■ **DATA EXCERPT**:
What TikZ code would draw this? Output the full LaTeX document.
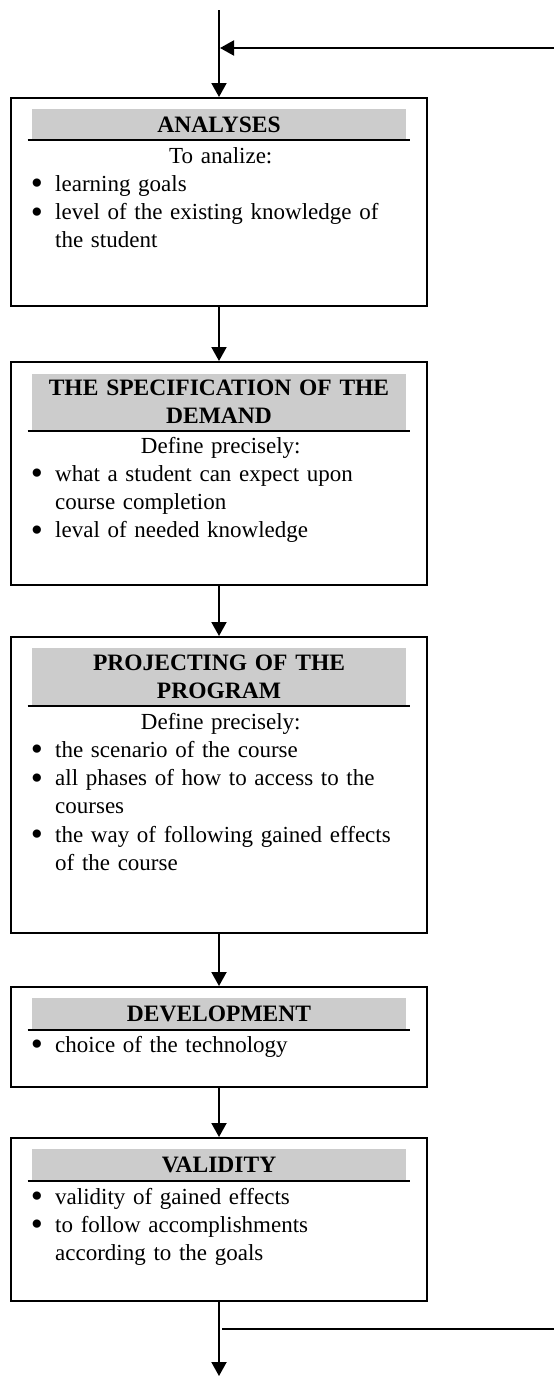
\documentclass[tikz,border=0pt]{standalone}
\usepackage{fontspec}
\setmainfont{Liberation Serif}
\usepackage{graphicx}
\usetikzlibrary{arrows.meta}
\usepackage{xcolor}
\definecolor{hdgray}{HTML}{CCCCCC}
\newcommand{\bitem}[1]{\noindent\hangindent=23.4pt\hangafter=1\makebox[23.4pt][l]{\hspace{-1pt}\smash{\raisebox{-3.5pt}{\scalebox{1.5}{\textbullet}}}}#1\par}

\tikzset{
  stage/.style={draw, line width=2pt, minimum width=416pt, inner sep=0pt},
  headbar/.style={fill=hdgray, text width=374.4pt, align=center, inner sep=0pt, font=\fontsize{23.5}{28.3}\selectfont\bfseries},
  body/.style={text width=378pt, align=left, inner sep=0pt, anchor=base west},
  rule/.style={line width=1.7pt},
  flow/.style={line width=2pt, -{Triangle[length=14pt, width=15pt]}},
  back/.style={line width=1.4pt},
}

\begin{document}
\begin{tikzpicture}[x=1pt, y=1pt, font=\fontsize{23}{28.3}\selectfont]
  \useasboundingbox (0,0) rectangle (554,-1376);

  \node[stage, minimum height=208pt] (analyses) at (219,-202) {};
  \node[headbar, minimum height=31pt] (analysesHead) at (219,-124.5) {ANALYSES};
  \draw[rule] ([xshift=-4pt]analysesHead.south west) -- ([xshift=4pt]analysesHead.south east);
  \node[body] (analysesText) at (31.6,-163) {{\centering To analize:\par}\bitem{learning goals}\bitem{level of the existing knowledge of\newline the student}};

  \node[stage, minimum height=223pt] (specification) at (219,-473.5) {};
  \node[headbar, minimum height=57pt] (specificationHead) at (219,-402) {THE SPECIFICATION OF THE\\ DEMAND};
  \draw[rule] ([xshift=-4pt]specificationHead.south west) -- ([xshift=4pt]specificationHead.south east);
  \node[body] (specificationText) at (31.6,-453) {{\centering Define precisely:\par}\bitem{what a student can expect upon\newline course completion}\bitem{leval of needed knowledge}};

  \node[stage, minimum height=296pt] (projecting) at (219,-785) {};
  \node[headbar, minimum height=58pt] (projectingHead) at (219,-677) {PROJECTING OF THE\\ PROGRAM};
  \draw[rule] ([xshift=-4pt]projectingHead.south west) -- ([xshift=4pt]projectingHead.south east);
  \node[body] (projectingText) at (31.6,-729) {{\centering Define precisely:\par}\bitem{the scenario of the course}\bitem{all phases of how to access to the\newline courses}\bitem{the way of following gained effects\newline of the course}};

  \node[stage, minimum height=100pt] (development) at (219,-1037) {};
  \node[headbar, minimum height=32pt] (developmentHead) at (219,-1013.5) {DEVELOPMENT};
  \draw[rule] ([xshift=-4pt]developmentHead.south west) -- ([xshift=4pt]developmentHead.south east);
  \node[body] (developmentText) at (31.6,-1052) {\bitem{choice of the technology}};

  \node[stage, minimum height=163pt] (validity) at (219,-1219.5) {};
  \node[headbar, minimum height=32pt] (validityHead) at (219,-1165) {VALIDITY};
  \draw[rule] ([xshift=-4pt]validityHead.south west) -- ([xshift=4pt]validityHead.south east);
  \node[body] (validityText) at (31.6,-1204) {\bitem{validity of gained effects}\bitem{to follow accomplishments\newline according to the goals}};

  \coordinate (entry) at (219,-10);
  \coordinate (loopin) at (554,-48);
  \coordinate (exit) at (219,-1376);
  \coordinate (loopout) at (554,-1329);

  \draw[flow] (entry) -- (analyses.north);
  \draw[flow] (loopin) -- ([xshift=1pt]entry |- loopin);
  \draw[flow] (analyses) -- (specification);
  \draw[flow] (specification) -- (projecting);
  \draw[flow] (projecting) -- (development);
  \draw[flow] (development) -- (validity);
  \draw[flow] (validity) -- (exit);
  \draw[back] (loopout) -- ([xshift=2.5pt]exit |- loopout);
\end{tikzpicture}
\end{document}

■ **PROBLEM STATEMENT**:
Up to and including the line containing "(specificationText) at (31.6,-453)", repeat every line from the start of the data, but none of the pictures.

■ **ANSWER TO THE TASK**:
What TikZ code would draw this? Output the full LaTeX document.
\documentclass[tikz,border=0pt]{standalone}
\usepackage{fontspec}
\setmainfont{Liberation Serif}
\usepackage{graphicx}
\usetikzlibrary{arrows.meta}
\usepackage{xcolor}
\definecolor{hdgray}{HTML}{CCCCCC}
\newcommand{\bitem}[1]{\noindent\hangindent=23.4pt\hangafter=1\makebox[23.4pt][l]{\hspace{-1pt}\smash{\raisebox{-3.5pt}{\scalebox{1.5}{\textbullet}}}}#1\par}

\tikzset{
  stage/.style={draw, line width=2pt, minimum width=416pt, inner sep=0pt},
  headbar/.style={fill=hdgray, text width=374.4pt, align=center, inner sep=0pt, font=\fontsize{23.5}{28.3}\selectfont\bfseries},
  body/.style={text width=378pt, align=left, inner sep=0pt, anchor=base west},
  rule/.style={line width=1.7pt},
  flow/.style={line width=2pt, -{Triangle[length=14pt, width=15pt]}},
  back/.style={line width=1.4pt},
}

\begin{document}
\begin{tikzpicture}[x=1pt, y=1pt, font=\fontsize{23}{28.3}\selectfont]
  \useasboundingbox (0,0) rectangle (554,-1376);

  \node[stage, minimum height=208pt] (analyses) at (219,-202) {};
  \node[headbar, minimum height=31pt] (analysesHead) at (219,-124.5) {ANALYSES};
  \draw[rule] ([xshift=-4pt]analysesHead.south west) -- ([xshift=4pt]analysesHead.south east);
  \node[body] (analysesText) at (31.6,-163) {{\centering To analize:\par}\bitem{learning goals}\bitem{level of the existing knowledge of\newline the student}};

  \node[stage, minimum height=223pt] (specification) at (219,-473.5) {};
  \node[headbar, minimum height=57pt] (specificationHead) at (219,-402) {THE SPECIFICATION OF THE\\ DEMAND};
  \draw[rule] ([xshift=-4pt]specificationHead.south west) -- ([xshift=4pt]specificationHead.south east);
  \node[body] (specificationText) at (31.6,-453) {{\centering Define precisely:\par}\bitem{what a student can expect upon\newline course completion}\bitem{leval of needed knowledge}};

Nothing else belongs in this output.